10, Feb 2024
Reimagining waste: From E-waste drives to Eco-Bricks-Lessons in Responsible Production & Consumption

By Mrs. Damayanti Bhattacharya, Educationist and Principal of Jasudben M L School and Bloomingdales Pre-Primary

Mrs. Damayanti Bhattacharya - Principal of Jasudben ML School (1)

Reimagining waste: An overview

Waste stands at the intersection of environmental challenges, serving as both a predicament and a prospect in the realms of climate change and environmental degradation. On one hand, improper waste management contributes significantly to greenhouse gas emissions, with landfills emitting potent methane, exacerbating global warming, on the other hand, the extraction and disposal of materials, particularly in electronic waste, contribute to resource depletion and environmental pollution. However waste also holds a promise as a solution to offer avenues for energy generation while minimizing the environmental impact. By reimagining solutions to turn waste into a source of opportunities, to preserve the environment, calls for a comprehensive and forward-thinking approach to waste management, through innovation in waste management.

An innovative approach to waste management

Conventional waste disposal methods are increasingly inadequate in confronting the growing challenges of escalating waste production. A shift towards a sustainable future necessitates the adoption of innovative and visionary strategies to revolutionize the waste management landscape. Rethinking our approach to waste opens doors to opportunities for both environmental conservation and economic growth. Embracing forward-thinking solutions becomes imperative in order to effectively address the complex issues associated with waste and create a more resilient and sustainable waste management system for the future.

Industrial waste management

The proliferation of industrial establishments in developing countries, fueled by international trade and advancements in science and technology, has garnered attention from developed nations. This shift has spurred economically significant industrial developments. However, this surge in industrialization has also given rise to the pressing need for rapid advancements in waste management techniques to effectively handle the substantial volumes of waste generated across diverse industries. Waste management is crucial for collecting and treating waste emanating from all strata of society, especially for industries to manage waste from its initial generation to its final treatment and disposal phases. Adopting an industry-specific, waste management process, plays a pivotal role in addressing this challenge. Industrial waste, stemming from both the production process and the subsequent disposal of industrial products, poses a considerable threat to the environment. To mitigate the environmental impact, it becomes imperative to adopt a waste hierarchy approach—a life cycle system that aims to minimize waste generation and maximize the utilization of products derived from waste.

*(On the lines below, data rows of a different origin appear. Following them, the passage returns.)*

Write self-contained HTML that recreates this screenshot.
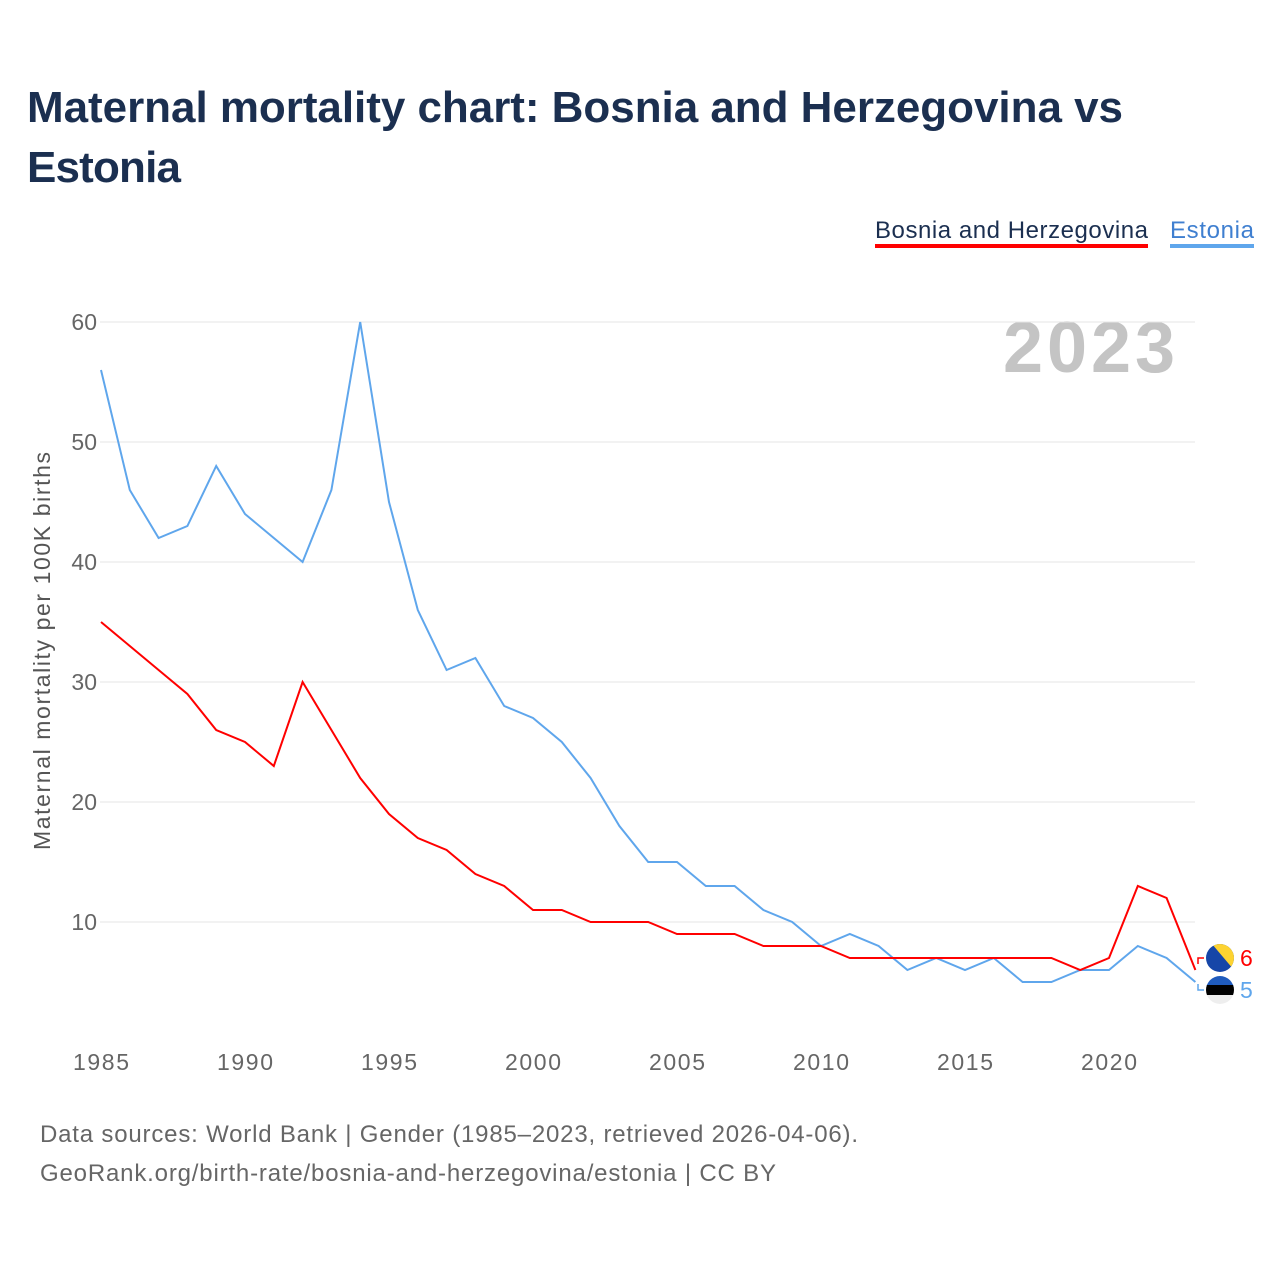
<!DOCTYPE html>
<html><head><meta charset="utf-8"><style>
body{margin:0;background:#fff;font-family:"Liberation Sans",sans-serif}
</style></head><body>
<svg width="1280" height="1280" xmlns="http://www.w3.org/2000/svg" style="font-family:'Liberation Sans',sans-serif">
<text x="27" y="122" font-size="44" font-weight="bold" fill="#1b2f50" textLength="1096">Maternal mortality chart: Bosnia and Herzegovina vs</text>
<text x="27" y="182" font-size="44" font-weight="bold" fill="#1b2f50" textLength="154">Estonia</text>
<g>
<text x="875" y="238" font-size="24" fill="#1b2f50" textLength="273">Bosnia and Herzegovina</text>
<rect x="875" y="244" width="273" height="4" fill="#f00"/>
<text x="1170" y="238" font-size="24" fill="#3f7fd0" textLength="84">Estonia</text>
<rect x="1170" y="244" width="84" height="4" fill="#5fa6ec"/>
</g>
<text x="1175" y="372" font-size="72" font-weight="bold" fill="#c4c4c4" text-anchor="end" textLength="172">2023</text>
<g id="grid"></g>
<g id="xt"></g>
<text transform="translate(50,651) rotate(-90)" font-size="23" fill="#555" text-anchor="middle" textLength="398">Maternal mortality per 100K births</text>
<g id="lines"></g>
<g>
<path d="M1198 964 V958 H1204" stroke="#f00" fill="none" stroke-width="1.5"/>
<path d="M1198 984 V990 H1204" stroke="#5fa6ec" fill="none" stroke-width="1.5"/>
<clipPath id="c1"><circle cx="1220" cy="958" r="14"/></clipPath>
<g clip-path="url(#c1)"><rect x="1206" y="944" width="28" height="28" fill="#1646a8"/><polygon points="1212,944 1234,944 1234,970" fill="#fdd331"/></g>
<clipPath id="c2"><circle cx="1220" cy="990" r="14"/></clipPath>
<g clip-path="url(#c2)"><rect x="1206" y="976" width="28" height="10" fill="#1f5bbd"/><rect x="1206" y="985" width="28" height="10" fill="#000"/><rect x="1206" y="995" width="28" height="10" fill="#eee"/></g>
<text x="1240" y="966" font-size="23" fill="#f00">6</text>
<text x="1240" y="998" font-size="23" fill="#5fa6ec">5</text>
</g>
<text x="40" y="1142" font-size="24" fill="#666" textLength="818">Data sources: World Bank | Gender (1985–2023, retrieved 2026-04-06).</text>
<text x="40" y="1181" font-size="24" fill="#666" textLength="736">GeoRank.org/birth-rate/bosnia-and-herzegovina/estonia | CC BY</text>
</svg>
<script>
const years=[];for(let y=1985;y<=2023;y++)years.push(y);
const estonia=[56,46,42,43,48,44,42,40,46,60,45,36,31,32,28,27,25,22,18,15,15,13,13,11,10,8,9,8,6,7,6,7,5,5,6,6,8,7,5];
const bosnia=[35,33,31,29,26,25,23,30,26,22,19,17,16,14,13,11,11,10,10,10,9,9,9,8,8,8,7,7,7,7,7,7,7,7,6,7,13,12,6];
const yTicks=[10,20,30,40,50,60];
const xTicks=[1985,1990,1995,2000,2005,2010,2015,2020];
const NS="http://www.w3.org/2000/svg";
const x=v=>101+(v-1985)*28.8;
const y=v=>1042-v*12;
const grid=document.getElementById('grid');
yTicks.forEach(t=>{
 const l=document.createElementNS(NS,'line');
 l.setAttribute('x1',100);l.setAttribute('x2',1195);l.setAttribute('y1',y(t));l.setAttribute('y2',y(t));
 l.setAttribute('stroke','#e6e6e6');
 
 
 grid.appendChild(l);
 const tx=document.createElementNS(NS,'text');
 tx.setAttribute('x',97);tx.setAttribute('y',y(t)+8);tx.setAttribute('text-anchor','end');
 tx.setAttribute('font-size','23');tx.setAttribute('fill','#666');tx.textContent=t;
 
 
 grid.appendChild(tx);
});
const xt=document.getElementById('xt');
xTicks.forEach(t=>{
 const tx=document.createElementNS(NS,'text');
 tx.setAttribute('x',x(t));tx.setAttribute('y',1070);tx.setAttribute('text-anchor','middle');
 tx.setAttribute('font-size','23');tx.setAttribute('fill','#666');tx.setAttribute('textLength','56');tx.textContent=t;
 
 
 xt.appendChild(tx);
});
const lines=document.getElementById('lines');
function draw(data,color,name){
 const p=document.createElementNS(NS,'polyline');
 p.setAttribute('points',data.map((v,i)=>x(years[i])+','+y(v)).join(' '));
 p.setAttribute('fill','none');p.setAttribute('stroke',color);p.setAttribute('stroke-width','2');
 
 
 lines.appendChild(p);
}
draw(estonia,'#5fa6ec','estonia-line');
draw(bosnia,'#f00','bosnia-line');
</script>
</body></html>
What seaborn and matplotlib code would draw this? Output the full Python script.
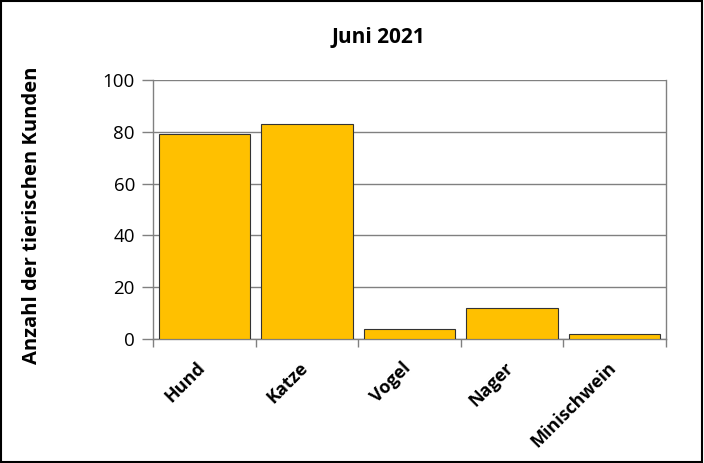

A circular model economy for production & consumption

The circular economy represents a paradigm shift in the way we produce and consume goods. This model emphasizes practices such as sharing, leasing, reusing, repairing, refurbishing, and recycling existing materials and products for as long as possible, extending the overall life cycle of products. The core objective is to minimize waste generation and maximize resource efficiency. When a product reaches the end of its life, the circular economy aims to keep its materials within the economic system through recycling, allowing them to be reused productively and creating additional value. This approach stands in contrast to the traditional linear economic model, characterized by a take-make-consume-throw-away pattern. The transition to a circular economy not only promotes sustainability by minimizing waste but also challenges the conventional notions of resource consumption and encourages a more resilient and responsible approach to economic activity.

From e-waste to eco-bricks: The future lies in effective waste management

Electronics manufacturers like Apple, Dell, and HP have initiated take-back programs, allowing consumers to responsibly recycle old devices and recover valuable materials. Material recovery from electronic waste is gaining traction, with companies exploring advanced recycling technologies to extract valuable metals. Sustainable product design focuses on modularity and repairability, enabling users to easily upgrade components, extending product lifespan, and reducing waste. Brands are increasingly incorporating recycled materials into manufacturing processes, minimizing environmental impact. Circular supply chain initiatives involve closed-loop systems and supplier engagement to ensure sustainability throughout production. Brands are rethinking packaging strategies with eco-friendly materials and exploring creative solutions like eco-bricks made from plastic waste for sustainable construction alternatives.

Why is the education sector important to a circular economy?

The education sector, spanning from primary to postgraduate levels, plays a crucial role in preparing students with the essential skills and knowledge needed to embrace circular thinking in their future careers. The shift from a lecture-based to a participatory education approach is crucial, with a primary focus on discussions about sustainable consumption and production. A comprehensive understanding of the consequences of our linear economy’s consumption patterns can empower young individuals to make sustainable choices as they grow older. For instance, educating children about the non-biodegradability of plastic, the impact of multi-layered plastic, and encouraging personal responsibility for waste recycling fosters a sense of civic duty. Integrating concrete examples in education ensures that children grasp from an early age how they can actively contribute to sustainability.

The goal is to achieve a harmonious balance that requires overcoming challenges such as technological barriers, economic considerations, and the need for widespread societal awareness and behavioral changes. In navigating this intricate landscape, waste emerges not just as a problem to be managed but as a potential catalyst for sustainable solutions in the face of pressing environmental concerns.